Omit any picture, and return the remaining data exactly as written.
──────────
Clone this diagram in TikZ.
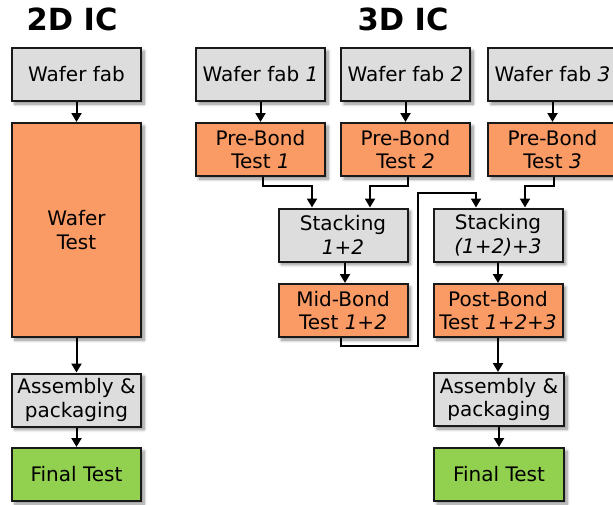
\documentclass[tikz,border=0pt]{standalone}
\usepackage{fontspec}
\setmainfont{DejaVu Sans}
\usetikzlibrary{arrows.meta,shadows.blur}
\definecolor{boxgray}{RGB}{221,221,221}
\definecolor{boxorange}{RGB}{250,155,102}
\definecolor{boxgreen}{RGB}{146,208,80}
\begin{document}
\begin{tikzpicture}[x=1pt,y=-1pt,
  stage/.style={draw=black!90, line width=2pt, inner sep=0pt, align=center,
    minimum width=129pt, minimum height=53pt,
    font=\fontsize{20}{23.5}\selectfont,
    blur shadow={shadow xshift=3pt, shadow yshift=-3pt, shadow blur radius=3pt,
      shadow blur steps=8, shadow opacity=45}},
  fab/.style={stage, fill=boxgray},
  tst/.style={stage, fill=boxorange},
  fin/.style={stage, fill=boxgreen},
  heading/.style={inner sep=0pt, font=\fontsize{30.5}{36}\selectfont\bfseries},
  flow/.style={draw=black, line width=2pt, -{Triangle[width=10pt,length=9pt]}}]
\useasboundingbox (0,0) rectangle (613,504);

% headings
\node[heading] (t2d) at (72,19) {2D IC};
\node[heading] (t3d) at (403,19) {3D IC};

% 2D flow
\node[fab] (wf) at (76.5,74.5) {Wafer fab};
\node[tst, minimum height=214pt] (wt) at (76.5,230) {Wafer\\Test};
\node[fab] (ap) at (76.5,400) {Assembly \&\\packaging};
\node[fin] (ft) at (76.5,474.5) {Final Test};

\draw[flow] (wf) -- (wt);
\draw[flow] (wt) -- (ap);
\draw[flow] (ap) -- (ft);

% 3D flow: three dies
\node[fab] (wfa) at (260.5,74.5) {Wafer fab \textit{1}};
\node[fab] (wfb) at (405.5,74.5) {Wafer fab \textit{2}};
\node[fab] (wfc) at (552.5,74.5) {Wafer fab \textit{3}};
\node[tst] (pba) at (260.5,149.5) {Pre-Bond\\Test \textit{1}};
\node[tst] (pbb) at (405.5,149.5) {Pre-Bond\\Test \textit{2}};
\node[tst] (pbc) at (552.5,149.5) {Pre-Bond\\Test \textit{3}};

% stacking
\node[fab] (sab) at (343,235) {Stacking\\\textit{1+2}};
\node[tst] (mb) at (343,310.5) {Mid-Bond\\Test \textit{1+2}};
\node[fab] (sabc) at (498,235) {Stacking\\\textit{(1+2)+3}};
\node[tst] (pob) at (498,310.5) {Post-Bond\\Test \textit{1+2+3}};
\node[fab, minimum width=130pt] (apb) at (499,399.5) {Assembly \&\\packaging};
\node[fin, minimum width=130pt] (ftb) at (499,474.5) {Final Test};

\draw[flow] (wfa) -- (pba);
\draw[flow] (wfb) -- (pbb);
\draw[flow] (wfc) -- (pbc);

\draw[flow] ([xshift=2.5pt]pba.south) -- ++(0,9) -| ([xshift=-31pt]sab.north);
\draw[flow] ([xshift=2.5pt]pbb.south) -- ++(0,9) -| ([xshift=27pt]sab.north);
\draw[flow] ([xshift=1.5pt]pbc.south) -- ++(0,9) -| ([xshift=27pt]sabc.north);

\draw[flow] ([xshift=2pt]sab.south) -- ([xshift=2pt]mb.north);
\draw[flow] ([xshift=-2pt]mb.south) -- ++(0,8) -- (418,346) -- (418,193)
  -| ([xshift=-22pt]sabc.north);
\draw[flow] (sabc) -- (pob);
\draw[flow] (pob.south) -- (pob.south |- apb.north);
\draw[flow] (apb) -- (ftb);
\end{tikzpicture}
\end{document}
──────────
*ANSWER TO THE EXERCISE:*
Clone this diagram in TikZ.
\documentclass[tikz,border=0pt]{standalone}
\usepackage{fontspec}
\setmainfont{DejaVu Sans}
\usetikzlibrary{arrows.meta,shadows.blur}
\definecolor{boxgray}{RGB}{221,221,221}
\definecolor{boxorange}{RGB}{250,155,102}
\definecolor{boxgreen}{RGB}{146,208,80}
\begin{document}
\begin{tikzpicture}[x=1pt,y=-1pt,
  stage/.style={draw=black!90, line width=2pt, inner sep=0pt, align=center,
    minimum width=129pt, minimum height=53pt,
    font=\fontsize{20}{23.5}\selectfont,
    blur shadow={shadow xshift=3pt, shadow yshift=-3pt, shadow blur radius=3pt,
      shadow blur steps=8, shadow opacity=45}},
  fab/.style={stage, fill=boxgray},
  tst/.style={stage, fill=boxorange},
  fin/.style={stage, fill=boxgreen},
  heading/.style={inner sep=0pt, font=\fontsize{30.5}{36}\selectfont\bfseries},
  flow/.style={draw=black, line width=2pt, -{Triangle[width=10pt,length=9pt]}}]
\useasboundingbox (0,0) rectangle (613,504);

% headings
\node[heading] (t2d) at (72,19) {2D IC};
\node[heading] (t3d) at (403,19) {3D IC};

% 2D flow
\node[fab] (wf) at (76.5,74.5) {Wafer fab};
\node[tst, minimum height=214pt] (wt) at (76.5,230) {Wafer\\Test};
\node[fab] (ap) at (76.5,400) {Assembly \&\\packaging};
\node[fin] (ft) at (76.5,474.5) {Final Test};

\draw[flow] (wf) -- (wt);
\draw[flow] (wt) -- (ap);
\draw[flow] (ap) -- (ft);

% 3D flow: three dies
\node[fab] (wfa) at (260.5,74.5) {Wafer fab \textit{1}};
\node[fab] (wfb) at (405.5,74.5) {Wafer fab \textit{2}};
\node[fab] (wfc) at (552.5,74.5) {Wafer fab \textit{3}};
\node[tst] (pba) at (260.5,149.5) {Pre-Bond\\Test \textit{1}};
\node[tst] (pbb) at (405.5,149.5) {Pre-Bond\\Test \textit{2}};
\node[tst] (pbc) at (552.5,149.5) {Pre-Bond\\Test \textit{3}};

% stacking
\node[fab] (sab) at (343,235) {Stacking\\\textit{1+2}};
\node[tst] (mb) at (343,310.5) {Mid-Bond\\Test \textit{1+2}};
\node[fab] (sabc) at (498,235) {Stacking\\\textit{(1+2)+3}};
\node[tst] (pob) at (498,310.5) {Post-Bond\\Test \textit{1+2+3}};
\node[fab, minimum width=130pt] (apb) at (499,399.5) {Assembly \&\\packaging};
\node[fin, minimum width=130pt] (ftb) at (499,474.5) {Final Test};

\draw[flow] (wfa) -- (pba);
\draw[flow] (wfb) -- (pbb);
\draw[flow] (wfc) -- (pbc);

\draw[flow] ([xshift=2.5pt]pba.south) -- ++(0,9) -| ([xshift=-31pt]sab.north);
\draw[flow] ([xshift=2.5pt]pbb.south) -- ++(0,9) -| ([xshift=27pt]sab.north);
\draw[flow] ([xshift=1.5pt]pbc.south) -- ++(0,9) -| ([xshift=27pt]sabc.north);

\draw[flow] ([xshift=2pt]sab.south) -- ([xshift=2pt]mb.north);
\draw[flow] ([xshift=-2pt]mb.south) -- ++(0,8) -- (418,346) -- (418,193)
  -| ([xshift=-22pt]sabc.north);
\draw[flow] (sabc) -- (pob);
\draw[flow] (pob.south) -- (pob.south |- apb.north);
\draw[flow] (apb) -- (ftb);
\end{tikzpicture}
\end{document}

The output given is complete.